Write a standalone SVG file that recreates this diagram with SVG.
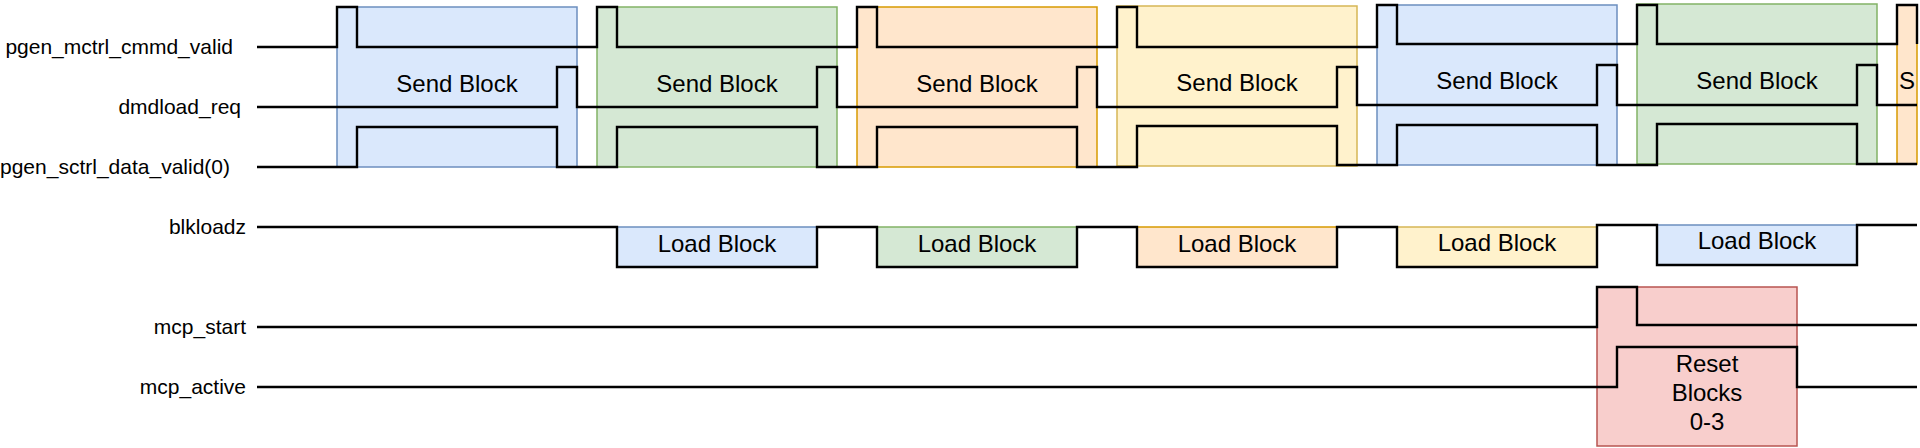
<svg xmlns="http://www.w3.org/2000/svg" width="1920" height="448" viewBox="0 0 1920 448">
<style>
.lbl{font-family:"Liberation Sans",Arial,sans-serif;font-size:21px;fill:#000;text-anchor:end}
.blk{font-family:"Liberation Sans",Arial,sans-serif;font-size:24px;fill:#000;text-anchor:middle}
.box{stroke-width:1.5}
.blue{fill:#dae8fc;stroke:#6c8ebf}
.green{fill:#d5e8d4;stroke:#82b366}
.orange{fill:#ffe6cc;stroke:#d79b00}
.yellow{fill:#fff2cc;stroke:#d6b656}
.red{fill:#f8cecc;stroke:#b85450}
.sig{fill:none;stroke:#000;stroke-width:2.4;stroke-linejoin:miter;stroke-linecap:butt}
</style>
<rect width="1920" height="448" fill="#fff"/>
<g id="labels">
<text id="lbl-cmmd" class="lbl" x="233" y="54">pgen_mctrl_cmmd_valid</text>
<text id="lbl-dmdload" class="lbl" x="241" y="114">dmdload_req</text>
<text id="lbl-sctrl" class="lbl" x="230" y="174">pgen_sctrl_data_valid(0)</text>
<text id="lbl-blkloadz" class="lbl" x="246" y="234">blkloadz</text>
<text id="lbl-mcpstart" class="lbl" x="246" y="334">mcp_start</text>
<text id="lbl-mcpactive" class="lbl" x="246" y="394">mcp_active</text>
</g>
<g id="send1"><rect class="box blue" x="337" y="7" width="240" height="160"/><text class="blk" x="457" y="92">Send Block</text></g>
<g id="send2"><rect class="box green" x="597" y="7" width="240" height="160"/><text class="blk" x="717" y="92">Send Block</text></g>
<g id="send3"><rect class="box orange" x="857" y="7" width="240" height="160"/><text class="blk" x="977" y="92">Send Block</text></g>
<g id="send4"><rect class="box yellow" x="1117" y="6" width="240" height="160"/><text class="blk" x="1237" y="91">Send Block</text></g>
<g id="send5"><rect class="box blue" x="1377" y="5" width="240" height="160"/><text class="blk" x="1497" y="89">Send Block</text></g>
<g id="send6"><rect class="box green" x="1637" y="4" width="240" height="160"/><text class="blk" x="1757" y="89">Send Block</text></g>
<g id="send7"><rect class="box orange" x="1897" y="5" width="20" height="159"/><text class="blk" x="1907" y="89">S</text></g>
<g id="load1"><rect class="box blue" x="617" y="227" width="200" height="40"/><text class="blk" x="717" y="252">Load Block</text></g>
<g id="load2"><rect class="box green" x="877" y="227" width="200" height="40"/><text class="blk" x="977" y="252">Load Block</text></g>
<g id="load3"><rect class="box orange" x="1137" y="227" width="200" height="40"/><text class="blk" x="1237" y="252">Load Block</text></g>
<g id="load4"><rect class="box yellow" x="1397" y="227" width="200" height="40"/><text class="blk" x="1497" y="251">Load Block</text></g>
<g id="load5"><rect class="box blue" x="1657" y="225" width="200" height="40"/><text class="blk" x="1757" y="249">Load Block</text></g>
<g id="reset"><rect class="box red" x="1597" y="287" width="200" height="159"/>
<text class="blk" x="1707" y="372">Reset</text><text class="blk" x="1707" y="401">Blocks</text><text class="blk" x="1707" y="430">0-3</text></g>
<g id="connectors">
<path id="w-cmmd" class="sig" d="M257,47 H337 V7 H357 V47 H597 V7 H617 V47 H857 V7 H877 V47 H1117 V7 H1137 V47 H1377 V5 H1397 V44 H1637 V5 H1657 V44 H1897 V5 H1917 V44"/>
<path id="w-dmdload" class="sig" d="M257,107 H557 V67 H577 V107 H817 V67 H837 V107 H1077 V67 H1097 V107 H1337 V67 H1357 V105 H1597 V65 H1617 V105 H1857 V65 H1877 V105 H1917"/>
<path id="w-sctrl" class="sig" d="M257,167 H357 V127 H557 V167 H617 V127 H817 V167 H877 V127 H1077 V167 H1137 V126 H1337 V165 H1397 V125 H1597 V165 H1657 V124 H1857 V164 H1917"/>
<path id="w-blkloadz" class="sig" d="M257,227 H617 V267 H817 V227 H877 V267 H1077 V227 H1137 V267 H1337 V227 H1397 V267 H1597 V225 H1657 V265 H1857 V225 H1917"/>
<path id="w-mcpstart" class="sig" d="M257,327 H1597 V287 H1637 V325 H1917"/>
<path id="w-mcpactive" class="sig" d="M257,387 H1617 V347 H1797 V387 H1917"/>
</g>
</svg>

> **Task directions**
Omitting all images, print the listing exactly.

> **Correct result**
Write a standalone SVG file that recreates this diagram with SVG.
<svg xmlns="http://www.w3.org/2000/svg" width="1920" height="448" viewBox="0 0 1920 448">
<style>
.lbl{font-family:"Liberation Sans",Arial,sans-serif;font-size:21px;fill:#000;text-anchor:end}
.blk{font-family:"Liberation Sans",Arial,sans-serif;font-size:24px;fill:#000;text-anchor:middle}
.box{stroke-width:1.5}
.blue{fill:#dae8fc;stroke:#6c8ebf}
.green{fill:#d5e8d4;stroke:#82b366}
.orange{fill:#ffe6cc;stroke:#d79b00}
.yellow{fill:#fff2cc;stroke:#d6b656}
.red{fill:#f8cecc;stroke:#b85450}
.sig{fill:none;stroke:#000;stroke-width:2.4;stroke-linejoin:miter;stroke-linecap:butt}
</style>
<rect width="1920" height="448" fill="#fff"/>
<g id="labels">
<text id="lbl-cmmd" class="lbl" x="233" y="54">pgen_mctrl_cmmd_valid</text>
<text id="lbl-dmdload" class="lbl" x="241" y="114">dmdload_req</text>
<text id="lbl-sctrl" class="lbl" x="230" y="174">pgen_sctrl_data_valid(0)</text>
<text id="lbl-blkloadz" class="lbl" x="246" y="234">blkloadz</text>
<text id="lbl-mcpstart" class="lbl" x="246" y="334">mcp_start</text>
<text id="lbl-mcpactive" class="lbl" x="246" y="394">mcp_active</text>
</g>
<g id="send1"><rect class="box blue" x="337" y="7" width="240" height="160"/><text class="blk" x="457" y="92">Send Block</text></g>
<g id="send2"><rect class="box green" x="597" y="7" width="240" height="160"/><text class="blk" x="717" y="92">Send Block</text></g>
<g id="send3"><rect class="box orange" x="857" y="7" width="240" height="160"/><text class="blk" x="977" y="92">Send Block</text></g>
<g id="send4"><rect class="box yellow" x="1117" y="6" width="240" height="160"/><text class="blk" x="1237" y="91">Send Block</text></g>
<g id="send5"><rect class="box blue" x="1377" y="5" width="240" height="160"/><text class="blk" x="1497" y="89">Send Block</text></g>
<g id="send6"><rect class="box green" x="1637" y="4" width="240" height="160"/><text class="blk" x="1757" y="89">Send Block</text></g>
<g id="send7"><rect class="box orange" x="1897" y="5" width="20" height="159"/><text class="blk" x="1907" y="89">S</text></g>
<g id="load1"><rect class="box blue" x="617" y="227" width="200" height="40"/><text class="blk" x="717" y="252">Load Block</text></g>
<g id="load2"><rect class="box green" x="877" y="227" width="200" height="40"/><text class="blk" x="977" y="252">Load Block</text></g>
<g id="load3"><rect class="box orange" x="1137" y="227" width="200" height="40"/><text class="blk" x="1237" y="252">Load Block</text></g>
<g id="load4"><rect class="box yellow" x="1397" y="227" width="200" height="40"/><text class="blk" x="1497" y="251">Load Block</text></g>
<g id="load5"><rect class="box blue" x="1657" y="225" width="200" height="40"/><text class="blk" x="1757" y="249">Load Block</text></g>
<g id="reset"><rect class="box red" x="1597" y="287" width="200" height="159"/>
<text class="blk" x="1707" y="372">Reset</text><text class="blk" x="1707" y="401">Blocks</text><text class="blk" x="1707" y="430">0-3</text></g>
<g id="connectors">
<path id="w-cmmd" class="sig" d="M257,47 H337 V7 H357 V47 H597 V7 H617 V47 H857 V7 H877 V47 H1117 V7 H1137 V47 H1377 V5 H1397 V44 H1637 V5 H1657 V44 H1897 V5 H1917 V44"/>
<path id="w-dmdload" class="sig" d="M257,107 H557 V67 H577 V107 H817 V67 H837 V107 H1077 V67 H1097 V107 H1337 V67 H1357 V105 H1597 V65 H1617 V105 H1857 V65 H1877 V105 H1917"/>
<path id="w-sctrl" class="sig" d="M257,167 H357 V127 H557 V167 H617 V127 H817 V167 H877 V127 H1077 V167 H1137 V126 H1337 V165 H1397 V125 H1597 V165 H1657 V124 H1857 V164 H1917"/>
<path id="w-blkloadz" class="sig" d="M257,227 H617 V267 H817 V227 H877 V267 H1077 V227 H1137 V267 H1337 V227 H1397 V267 H1597 V225 H1657 V265 H1857 V225 H1917"/>
<path id="w-mcpstart" class="sig" d="M257,327 H1597 V287 H1637 V325 H1917"/>
<path id="w-mcpactive" class="sig" d="M257,387 H1617 V347 H1797 V387 H1917"/>
</g>
</svg>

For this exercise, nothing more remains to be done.